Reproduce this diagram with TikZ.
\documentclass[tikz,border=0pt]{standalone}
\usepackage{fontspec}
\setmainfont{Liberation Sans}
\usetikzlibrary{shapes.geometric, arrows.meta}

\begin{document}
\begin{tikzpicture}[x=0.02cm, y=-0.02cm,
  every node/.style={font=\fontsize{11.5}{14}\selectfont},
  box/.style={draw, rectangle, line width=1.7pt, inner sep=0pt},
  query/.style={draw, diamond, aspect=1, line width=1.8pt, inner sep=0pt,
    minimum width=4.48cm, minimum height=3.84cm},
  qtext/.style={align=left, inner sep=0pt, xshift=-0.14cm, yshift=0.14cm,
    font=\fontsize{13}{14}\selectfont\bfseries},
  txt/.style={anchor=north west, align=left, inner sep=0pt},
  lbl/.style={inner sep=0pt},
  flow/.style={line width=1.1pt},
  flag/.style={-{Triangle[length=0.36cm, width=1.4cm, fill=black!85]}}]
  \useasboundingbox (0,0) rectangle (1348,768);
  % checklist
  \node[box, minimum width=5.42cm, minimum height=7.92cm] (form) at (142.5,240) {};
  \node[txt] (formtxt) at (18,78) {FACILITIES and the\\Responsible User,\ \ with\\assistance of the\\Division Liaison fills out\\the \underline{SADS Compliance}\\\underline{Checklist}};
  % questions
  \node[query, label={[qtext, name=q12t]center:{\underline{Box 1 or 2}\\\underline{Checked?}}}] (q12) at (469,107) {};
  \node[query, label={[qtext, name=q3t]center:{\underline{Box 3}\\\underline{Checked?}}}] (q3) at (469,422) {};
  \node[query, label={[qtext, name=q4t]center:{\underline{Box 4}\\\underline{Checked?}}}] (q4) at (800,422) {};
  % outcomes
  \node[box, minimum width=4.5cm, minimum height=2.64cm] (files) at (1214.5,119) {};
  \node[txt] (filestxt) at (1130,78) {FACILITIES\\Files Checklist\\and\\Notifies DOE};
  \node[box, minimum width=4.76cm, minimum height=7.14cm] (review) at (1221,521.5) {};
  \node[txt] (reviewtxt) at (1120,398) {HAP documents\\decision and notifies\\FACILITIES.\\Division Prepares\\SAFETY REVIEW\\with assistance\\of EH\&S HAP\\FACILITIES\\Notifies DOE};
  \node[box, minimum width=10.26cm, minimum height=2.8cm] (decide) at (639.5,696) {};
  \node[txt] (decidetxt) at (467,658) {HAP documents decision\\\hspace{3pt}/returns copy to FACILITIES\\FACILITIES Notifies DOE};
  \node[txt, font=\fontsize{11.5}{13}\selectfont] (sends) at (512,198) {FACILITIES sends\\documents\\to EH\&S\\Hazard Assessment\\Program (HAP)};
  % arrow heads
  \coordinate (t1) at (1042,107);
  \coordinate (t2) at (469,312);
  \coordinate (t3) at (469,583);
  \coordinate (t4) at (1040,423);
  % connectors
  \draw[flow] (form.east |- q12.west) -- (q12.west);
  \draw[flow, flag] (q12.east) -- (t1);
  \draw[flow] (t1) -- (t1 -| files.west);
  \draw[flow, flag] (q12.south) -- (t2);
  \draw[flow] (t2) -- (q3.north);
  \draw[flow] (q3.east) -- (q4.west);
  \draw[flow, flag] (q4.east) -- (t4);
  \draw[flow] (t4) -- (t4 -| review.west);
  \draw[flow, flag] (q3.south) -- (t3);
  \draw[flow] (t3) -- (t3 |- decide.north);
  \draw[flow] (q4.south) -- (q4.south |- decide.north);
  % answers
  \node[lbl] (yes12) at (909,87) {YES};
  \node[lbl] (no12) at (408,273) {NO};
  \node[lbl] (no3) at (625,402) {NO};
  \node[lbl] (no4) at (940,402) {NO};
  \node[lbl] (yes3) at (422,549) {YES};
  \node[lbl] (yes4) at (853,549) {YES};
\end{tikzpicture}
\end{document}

> Brief
Please output the entire listing exactly as it stands.

> Response to this task
Reproduce this diagram with TikZ.
\documentclass[tikz,border=0pt]{standalone}
\usepackage{fontspec}
\setmainfont{Liberation Sans}
\usetikzlibrary{shapes.geometric, arrows.meta}

\begin{document}
\begin{tikzpicture}[x=0.02cm, y=-0.02cm,
  every node/.style={font=\fontsize{11.5}{14}\selectfont},
  box/.style={draw, rectangle, line width=1.7pt, inner sep=0pt},
  query/.style={draw, diamond, aspect=1, line width=1.8pt, inner sep=0pt,
    minimum width=4.48cm, minimum height=3.84cm},
  qtext/.style={align=left, inner sep=0pt, xshift=-0.14cm, yshift=0.14cm,
    font=\fontsize{13}{14}\selectfont\bfseries},
  txt/.style={anchor=north west, align=left, inner sep=0pt},
  lbl/.style={inner sep=0pt},
  flow/.style={line width=1.1pt},
  flag/.style={-{Triangle[length=0.36cm, width=1.4cm, fill=black!85]}}]
  \useasboundingbox (0,0) rectangle (1348,768);
  % checklist
  \node[box, minimum width=5.42cm, minimum height=7.92cm] (form) at (142.5,240) {};
  \node[txt] (formtxt) at (18,78) {FACILITIES and the\\Responsible User,\ \ with\\assistance of the\\Division Liaison fills out\\the \underline{SADS Compliance}\\\underline{Checklist}};
  % questions
  \node[query, label={[qtext, name=q12t]center:{\underline{Box 1 or 2}\\\underline{Checked?}}}] (q12) at (469,107) {};
  \node[query, label={[qtext, name=q3t]center:{\underline{Box 3}\\\underline{Checked?}}}] (q3) at (469,422) {};
  \node[query, label={[qtext, name=q4t]center:{\underline{Box 4}\\\underline{Checked?}}}] (q4) at (800,422) {};
  % outcomes
  \node[box, minimum width=4.5cm, minimum height=2.64cm] (files) at (1214.5,119) {};
  \node[txt] (filestxt) at (1130,78) {FACILITIES\\Files Checklist\\and\\Notifies DOE};
  \node[box, minimum width=4.76cm, minimum height=7.14cm] (review) at (1221,521.5) {};
  \node[txt] (reviewtxt) at (1120,398) {HAP documents\\decision and notifies\\FACILITIES.\\Division Prepares\\SAFETY REVIEW\\with assistance\\of EH\&S HAP\\FACILITIES\\Notifies DOE};
  \node[box, minimum width=10.26cm, minimum height=2.8cm] (decide) at (639.5,696) {};
  \node[txt] (decidetxt) at (467,658) {HAP documents decision\\\hspace{3pt}/returns copy to FACILITIES\\FACILITIES Notifies DOE};
  \node[txt, font=\fontsize{11.5}{13}\selectfont] (sends) at (512,198) {FACILITIES sends\\documents\\to EH\&S\\Hazard Assessment\\Program (HAP)};
  % arrow heads
  \coordinate (t1) at (1042,107);
  \coordinate (t2) at (469,312);
  \coordinate (t3) at (469,583);
  \coordinate (t4) at (1040,423);
  % connectors
  \draw[flow] (form.east |- q12.west) -- (q12.west);
  \draw[flow, flag] (q12.east) -- (t1);
  \draw[flow] (t1) -- (t1 -| files.west);
  \draw[flow, flag] (q12.south) -- (t2);
  \draw[flow] (t2) -- (q3.north);
  \draw[flow] (q3.east) -- (q4.west);
  \draw[flow, flag] (q4.east) -- (t4);
  \draw[flow] (t4) -- (t4 -| review.west);
  \draw[flow, flag] (q3.south) -- (t3);
  \draw[flow] (t3) -- (t3 |- decide.north);
  \draw[flow] (q4.south) -- (q4.south |- decide.north);
  % answers
  \node[lbl] (yes12) at (909,87) {YES};
  \node[lbl] (no12) at (408,273) {NO};
  \node[lbl] (no3) at (625,402) {NO};
  \node[lbl] (no4) at (940,402) {NO};
  \node[lbl] (yes3) at (422,549) {YES};
  \node[lbl] (yes4) at (853,549) {YES};
\end{tikzpicture}
\end{document}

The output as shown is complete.